| Stored data |
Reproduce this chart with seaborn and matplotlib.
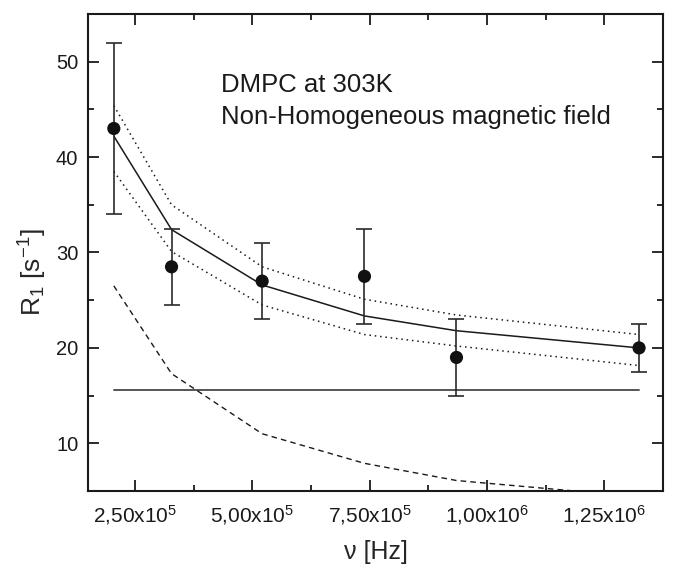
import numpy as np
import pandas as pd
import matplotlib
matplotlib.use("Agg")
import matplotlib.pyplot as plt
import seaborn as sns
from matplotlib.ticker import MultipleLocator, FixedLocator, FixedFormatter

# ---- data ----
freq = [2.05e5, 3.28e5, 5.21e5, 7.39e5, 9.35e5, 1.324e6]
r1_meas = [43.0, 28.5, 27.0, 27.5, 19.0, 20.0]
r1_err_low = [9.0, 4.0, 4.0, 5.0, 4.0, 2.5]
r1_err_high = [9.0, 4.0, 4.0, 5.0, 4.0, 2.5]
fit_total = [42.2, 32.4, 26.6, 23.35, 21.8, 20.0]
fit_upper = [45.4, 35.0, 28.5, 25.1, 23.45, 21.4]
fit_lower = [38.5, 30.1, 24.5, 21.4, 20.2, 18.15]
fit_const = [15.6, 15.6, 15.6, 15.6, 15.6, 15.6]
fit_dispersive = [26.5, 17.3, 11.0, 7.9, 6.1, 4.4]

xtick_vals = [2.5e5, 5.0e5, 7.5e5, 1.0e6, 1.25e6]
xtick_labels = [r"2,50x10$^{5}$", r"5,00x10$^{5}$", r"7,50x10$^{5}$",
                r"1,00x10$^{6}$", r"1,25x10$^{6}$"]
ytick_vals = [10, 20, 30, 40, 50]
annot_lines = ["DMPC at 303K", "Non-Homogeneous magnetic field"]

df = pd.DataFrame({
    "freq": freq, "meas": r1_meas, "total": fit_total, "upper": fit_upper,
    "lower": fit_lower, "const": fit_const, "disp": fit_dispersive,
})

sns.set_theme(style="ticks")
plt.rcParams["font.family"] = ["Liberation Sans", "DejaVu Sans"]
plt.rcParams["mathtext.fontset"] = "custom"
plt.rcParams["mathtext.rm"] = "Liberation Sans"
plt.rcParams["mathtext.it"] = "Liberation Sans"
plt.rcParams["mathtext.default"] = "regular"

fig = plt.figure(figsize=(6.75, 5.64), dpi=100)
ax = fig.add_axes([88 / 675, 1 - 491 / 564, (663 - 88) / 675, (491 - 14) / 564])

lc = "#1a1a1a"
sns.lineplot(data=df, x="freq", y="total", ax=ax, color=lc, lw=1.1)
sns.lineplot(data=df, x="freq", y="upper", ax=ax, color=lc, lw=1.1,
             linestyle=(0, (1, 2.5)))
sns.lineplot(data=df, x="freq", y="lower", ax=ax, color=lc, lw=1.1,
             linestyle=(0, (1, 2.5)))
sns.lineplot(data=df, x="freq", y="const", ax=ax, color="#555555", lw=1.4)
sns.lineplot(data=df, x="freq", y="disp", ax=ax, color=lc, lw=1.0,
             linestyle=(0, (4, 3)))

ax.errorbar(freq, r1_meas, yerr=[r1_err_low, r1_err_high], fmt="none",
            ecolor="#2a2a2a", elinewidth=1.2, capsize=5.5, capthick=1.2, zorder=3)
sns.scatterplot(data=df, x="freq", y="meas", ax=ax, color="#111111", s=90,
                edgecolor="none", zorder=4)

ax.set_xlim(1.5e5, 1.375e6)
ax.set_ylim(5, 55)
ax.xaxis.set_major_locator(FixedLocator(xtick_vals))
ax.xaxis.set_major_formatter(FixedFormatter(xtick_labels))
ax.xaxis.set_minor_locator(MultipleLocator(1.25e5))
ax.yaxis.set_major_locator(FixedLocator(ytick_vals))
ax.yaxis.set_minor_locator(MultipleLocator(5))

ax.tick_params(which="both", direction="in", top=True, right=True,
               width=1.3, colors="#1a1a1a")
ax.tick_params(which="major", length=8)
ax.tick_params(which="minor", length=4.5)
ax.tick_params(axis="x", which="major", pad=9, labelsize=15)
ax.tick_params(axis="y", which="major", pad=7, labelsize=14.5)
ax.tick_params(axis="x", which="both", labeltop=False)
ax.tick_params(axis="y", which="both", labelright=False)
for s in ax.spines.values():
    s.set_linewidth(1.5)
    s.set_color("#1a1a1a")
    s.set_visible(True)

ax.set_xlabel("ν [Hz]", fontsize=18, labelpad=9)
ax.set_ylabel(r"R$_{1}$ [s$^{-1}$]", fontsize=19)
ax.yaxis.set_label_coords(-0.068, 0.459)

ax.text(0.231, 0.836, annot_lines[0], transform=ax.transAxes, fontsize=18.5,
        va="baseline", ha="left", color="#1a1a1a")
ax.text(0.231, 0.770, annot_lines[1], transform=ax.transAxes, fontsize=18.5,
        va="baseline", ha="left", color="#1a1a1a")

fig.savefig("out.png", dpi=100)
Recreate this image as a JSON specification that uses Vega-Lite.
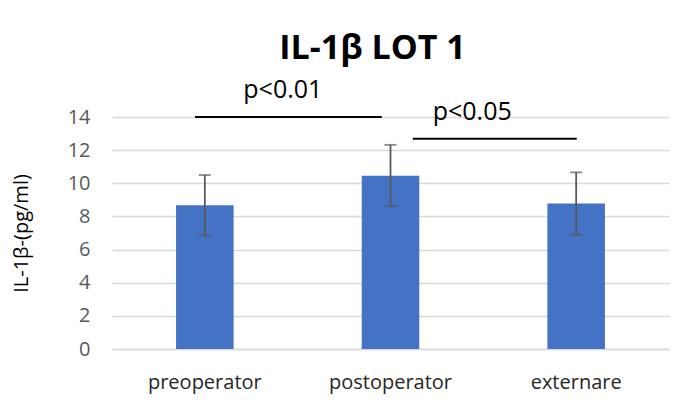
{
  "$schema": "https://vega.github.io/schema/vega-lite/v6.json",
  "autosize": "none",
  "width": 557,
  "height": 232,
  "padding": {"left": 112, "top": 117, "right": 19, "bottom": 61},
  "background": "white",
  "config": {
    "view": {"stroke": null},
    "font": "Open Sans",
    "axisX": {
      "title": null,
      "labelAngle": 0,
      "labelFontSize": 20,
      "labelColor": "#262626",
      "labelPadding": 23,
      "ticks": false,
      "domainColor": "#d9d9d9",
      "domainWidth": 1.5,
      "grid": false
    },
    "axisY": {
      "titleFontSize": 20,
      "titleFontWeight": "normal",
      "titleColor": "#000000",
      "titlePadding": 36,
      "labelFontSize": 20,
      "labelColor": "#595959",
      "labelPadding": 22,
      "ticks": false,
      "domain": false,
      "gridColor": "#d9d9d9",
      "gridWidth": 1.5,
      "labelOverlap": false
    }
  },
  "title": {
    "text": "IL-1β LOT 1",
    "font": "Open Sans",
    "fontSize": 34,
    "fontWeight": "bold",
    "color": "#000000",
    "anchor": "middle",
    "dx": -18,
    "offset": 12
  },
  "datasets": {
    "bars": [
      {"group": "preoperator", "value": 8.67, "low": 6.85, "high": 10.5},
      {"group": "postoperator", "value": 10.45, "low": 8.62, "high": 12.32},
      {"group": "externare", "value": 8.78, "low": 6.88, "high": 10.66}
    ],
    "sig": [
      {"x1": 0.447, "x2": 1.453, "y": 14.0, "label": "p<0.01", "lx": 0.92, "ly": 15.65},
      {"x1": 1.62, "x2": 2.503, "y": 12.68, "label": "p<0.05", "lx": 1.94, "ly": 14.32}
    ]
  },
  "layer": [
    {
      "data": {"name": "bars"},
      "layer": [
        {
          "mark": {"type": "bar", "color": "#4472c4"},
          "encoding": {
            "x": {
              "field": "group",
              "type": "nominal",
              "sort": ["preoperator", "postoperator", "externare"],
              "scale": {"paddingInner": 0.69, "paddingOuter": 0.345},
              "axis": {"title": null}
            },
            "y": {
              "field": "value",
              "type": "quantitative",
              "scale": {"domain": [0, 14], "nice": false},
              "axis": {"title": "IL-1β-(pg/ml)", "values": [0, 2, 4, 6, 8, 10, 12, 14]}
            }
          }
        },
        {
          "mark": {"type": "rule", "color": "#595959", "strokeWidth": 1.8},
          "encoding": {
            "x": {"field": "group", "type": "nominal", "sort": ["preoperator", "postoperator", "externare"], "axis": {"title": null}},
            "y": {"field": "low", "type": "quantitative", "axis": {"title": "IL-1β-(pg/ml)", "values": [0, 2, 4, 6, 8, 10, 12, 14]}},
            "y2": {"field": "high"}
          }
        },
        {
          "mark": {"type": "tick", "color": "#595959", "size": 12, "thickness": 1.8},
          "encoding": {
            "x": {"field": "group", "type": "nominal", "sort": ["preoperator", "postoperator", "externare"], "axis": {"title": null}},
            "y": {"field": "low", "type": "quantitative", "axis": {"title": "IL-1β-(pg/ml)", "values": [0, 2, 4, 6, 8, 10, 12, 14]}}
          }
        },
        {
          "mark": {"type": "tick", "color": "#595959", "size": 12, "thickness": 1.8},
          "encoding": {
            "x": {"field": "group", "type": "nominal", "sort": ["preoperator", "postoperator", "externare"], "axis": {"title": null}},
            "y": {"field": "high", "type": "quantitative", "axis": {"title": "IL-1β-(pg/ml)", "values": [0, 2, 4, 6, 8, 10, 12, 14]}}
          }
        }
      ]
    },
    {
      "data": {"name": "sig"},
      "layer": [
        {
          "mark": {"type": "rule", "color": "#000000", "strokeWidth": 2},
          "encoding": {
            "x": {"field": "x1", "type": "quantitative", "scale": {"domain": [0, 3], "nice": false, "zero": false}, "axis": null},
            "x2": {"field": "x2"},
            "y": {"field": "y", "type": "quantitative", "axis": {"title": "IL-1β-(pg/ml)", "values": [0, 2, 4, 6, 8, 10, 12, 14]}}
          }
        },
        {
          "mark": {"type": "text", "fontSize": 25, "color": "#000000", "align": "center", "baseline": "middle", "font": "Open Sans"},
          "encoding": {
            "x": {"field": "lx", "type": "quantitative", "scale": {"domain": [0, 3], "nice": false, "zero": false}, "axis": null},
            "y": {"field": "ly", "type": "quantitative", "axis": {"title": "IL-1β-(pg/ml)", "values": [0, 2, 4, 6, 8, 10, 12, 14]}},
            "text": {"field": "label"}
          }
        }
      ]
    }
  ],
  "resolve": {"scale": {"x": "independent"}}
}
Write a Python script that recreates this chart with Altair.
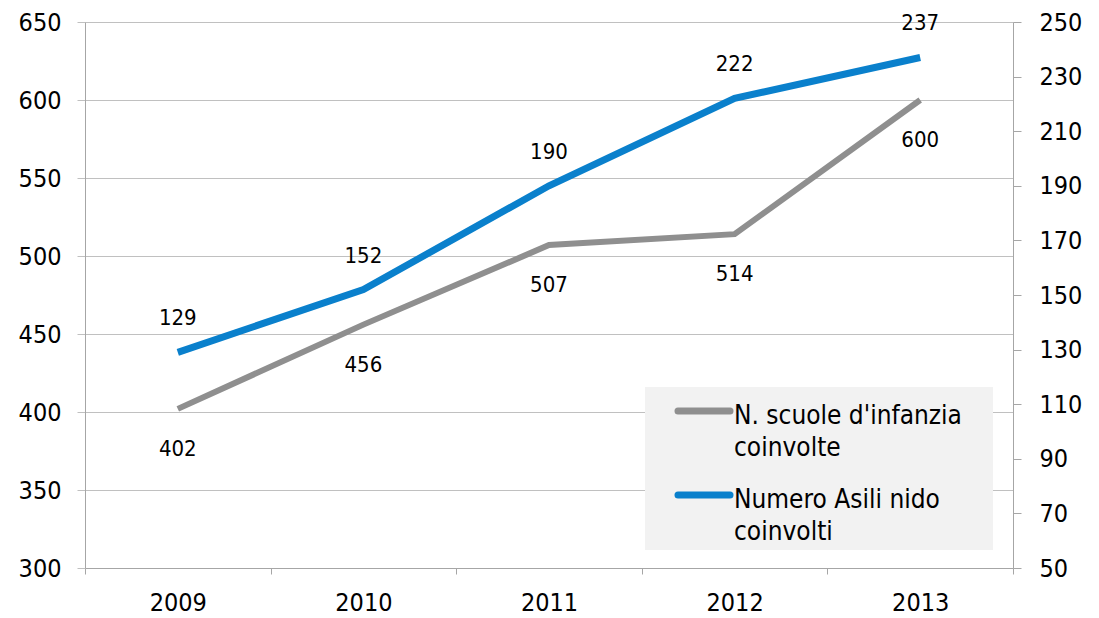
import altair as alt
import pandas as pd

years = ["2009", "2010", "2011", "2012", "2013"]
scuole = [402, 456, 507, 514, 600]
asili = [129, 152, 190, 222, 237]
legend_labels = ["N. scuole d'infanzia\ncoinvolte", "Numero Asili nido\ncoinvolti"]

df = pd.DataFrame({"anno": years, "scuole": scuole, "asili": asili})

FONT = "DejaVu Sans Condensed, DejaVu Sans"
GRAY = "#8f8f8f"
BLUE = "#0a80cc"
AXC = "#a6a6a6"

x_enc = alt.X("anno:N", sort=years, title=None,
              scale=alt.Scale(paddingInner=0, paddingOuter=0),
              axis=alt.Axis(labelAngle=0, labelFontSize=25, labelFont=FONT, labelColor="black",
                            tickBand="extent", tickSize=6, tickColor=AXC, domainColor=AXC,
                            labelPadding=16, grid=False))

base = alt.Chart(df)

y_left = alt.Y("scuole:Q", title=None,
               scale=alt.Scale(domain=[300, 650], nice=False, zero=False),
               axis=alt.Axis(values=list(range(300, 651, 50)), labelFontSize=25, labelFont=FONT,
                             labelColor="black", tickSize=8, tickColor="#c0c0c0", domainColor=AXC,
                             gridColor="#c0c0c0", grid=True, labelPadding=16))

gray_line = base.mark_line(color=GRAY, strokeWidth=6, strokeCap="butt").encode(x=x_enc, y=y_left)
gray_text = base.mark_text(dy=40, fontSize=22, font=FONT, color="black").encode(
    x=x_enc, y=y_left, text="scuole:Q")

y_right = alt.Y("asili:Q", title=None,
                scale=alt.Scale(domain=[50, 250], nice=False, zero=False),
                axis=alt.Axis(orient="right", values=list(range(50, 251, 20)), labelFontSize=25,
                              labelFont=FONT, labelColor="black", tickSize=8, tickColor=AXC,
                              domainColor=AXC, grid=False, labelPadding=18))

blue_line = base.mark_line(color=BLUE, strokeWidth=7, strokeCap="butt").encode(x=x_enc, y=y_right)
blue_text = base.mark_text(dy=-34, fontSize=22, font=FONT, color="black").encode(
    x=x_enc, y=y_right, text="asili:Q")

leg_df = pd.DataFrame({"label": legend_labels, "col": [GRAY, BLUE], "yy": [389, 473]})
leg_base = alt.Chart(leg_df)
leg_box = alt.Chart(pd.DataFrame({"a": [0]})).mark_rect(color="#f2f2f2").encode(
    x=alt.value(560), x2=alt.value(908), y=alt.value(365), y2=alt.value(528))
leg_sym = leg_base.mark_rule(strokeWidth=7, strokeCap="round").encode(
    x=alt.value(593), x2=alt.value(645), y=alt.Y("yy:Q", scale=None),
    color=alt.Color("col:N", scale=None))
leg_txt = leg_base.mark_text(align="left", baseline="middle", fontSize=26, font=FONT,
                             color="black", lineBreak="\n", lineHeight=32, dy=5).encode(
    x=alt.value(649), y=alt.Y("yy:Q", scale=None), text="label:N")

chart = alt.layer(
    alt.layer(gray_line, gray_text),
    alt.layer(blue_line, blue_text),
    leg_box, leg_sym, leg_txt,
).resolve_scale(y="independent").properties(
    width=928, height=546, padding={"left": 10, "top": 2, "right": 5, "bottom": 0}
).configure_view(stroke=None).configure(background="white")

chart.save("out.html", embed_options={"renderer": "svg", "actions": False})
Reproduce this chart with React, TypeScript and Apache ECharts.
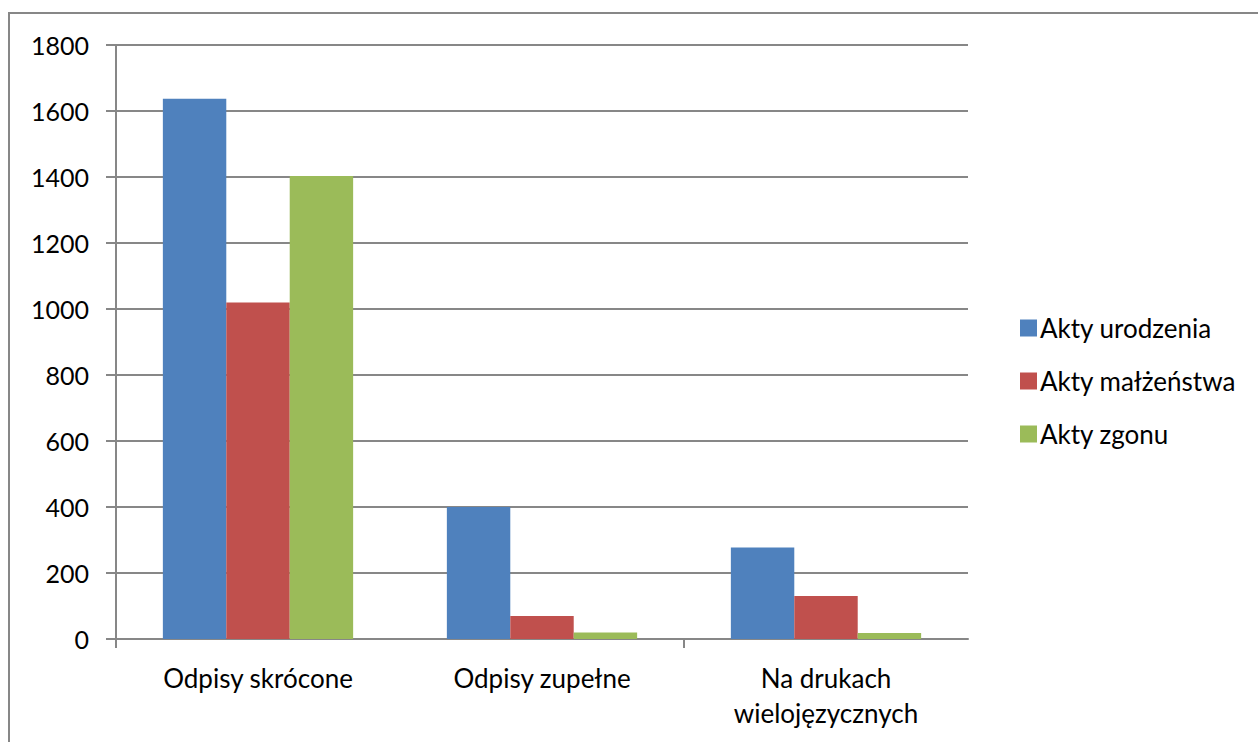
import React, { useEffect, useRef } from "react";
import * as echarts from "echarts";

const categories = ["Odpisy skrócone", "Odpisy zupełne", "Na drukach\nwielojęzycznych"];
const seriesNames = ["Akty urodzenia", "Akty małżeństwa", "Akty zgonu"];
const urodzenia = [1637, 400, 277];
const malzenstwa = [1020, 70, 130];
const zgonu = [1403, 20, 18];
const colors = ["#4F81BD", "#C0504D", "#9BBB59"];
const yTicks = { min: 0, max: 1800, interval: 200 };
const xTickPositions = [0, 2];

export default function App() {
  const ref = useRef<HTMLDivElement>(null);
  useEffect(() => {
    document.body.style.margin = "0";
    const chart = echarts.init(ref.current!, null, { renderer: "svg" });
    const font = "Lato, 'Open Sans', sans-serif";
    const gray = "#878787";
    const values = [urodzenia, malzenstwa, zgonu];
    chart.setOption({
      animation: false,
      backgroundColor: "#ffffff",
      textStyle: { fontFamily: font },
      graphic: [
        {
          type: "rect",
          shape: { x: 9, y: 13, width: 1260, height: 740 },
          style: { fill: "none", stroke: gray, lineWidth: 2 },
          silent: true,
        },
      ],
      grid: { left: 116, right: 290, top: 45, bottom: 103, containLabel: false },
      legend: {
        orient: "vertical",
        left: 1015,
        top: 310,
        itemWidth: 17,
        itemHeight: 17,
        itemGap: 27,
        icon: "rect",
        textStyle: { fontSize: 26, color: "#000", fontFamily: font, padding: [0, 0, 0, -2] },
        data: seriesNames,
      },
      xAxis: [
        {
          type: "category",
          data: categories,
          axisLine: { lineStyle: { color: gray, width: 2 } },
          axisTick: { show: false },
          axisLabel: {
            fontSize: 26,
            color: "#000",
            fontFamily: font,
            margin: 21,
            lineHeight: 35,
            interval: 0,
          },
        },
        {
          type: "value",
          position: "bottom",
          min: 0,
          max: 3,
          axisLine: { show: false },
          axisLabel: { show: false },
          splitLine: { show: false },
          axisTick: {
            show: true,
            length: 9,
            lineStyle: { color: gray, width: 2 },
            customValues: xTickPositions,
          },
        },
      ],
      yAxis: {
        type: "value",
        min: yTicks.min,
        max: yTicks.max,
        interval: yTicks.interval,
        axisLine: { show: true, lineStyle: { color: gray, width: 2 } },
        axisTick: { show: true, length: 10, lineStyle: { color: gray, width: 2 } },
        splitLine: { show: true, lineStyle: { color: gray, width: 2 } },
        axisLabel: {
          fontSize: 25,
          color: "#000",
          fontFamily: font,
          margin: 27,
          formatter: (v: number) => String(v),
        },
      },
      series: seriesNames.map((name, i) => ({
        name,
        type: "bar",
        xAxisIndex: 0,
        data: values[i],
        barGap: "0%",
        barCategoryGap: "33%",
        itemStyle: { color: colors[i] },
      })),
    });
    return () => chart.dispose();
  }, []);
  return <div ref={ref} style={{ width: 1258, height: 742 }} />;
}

| Written problem |
Show every line of the listing in which the string "with" can be found.

| Output for this task |
Reproduce this chart with seaborn and matplotlib.
Write a Python script that recreates this chart with Altair.
Reproduce this chart with React, TypeScript and Apache ECharts.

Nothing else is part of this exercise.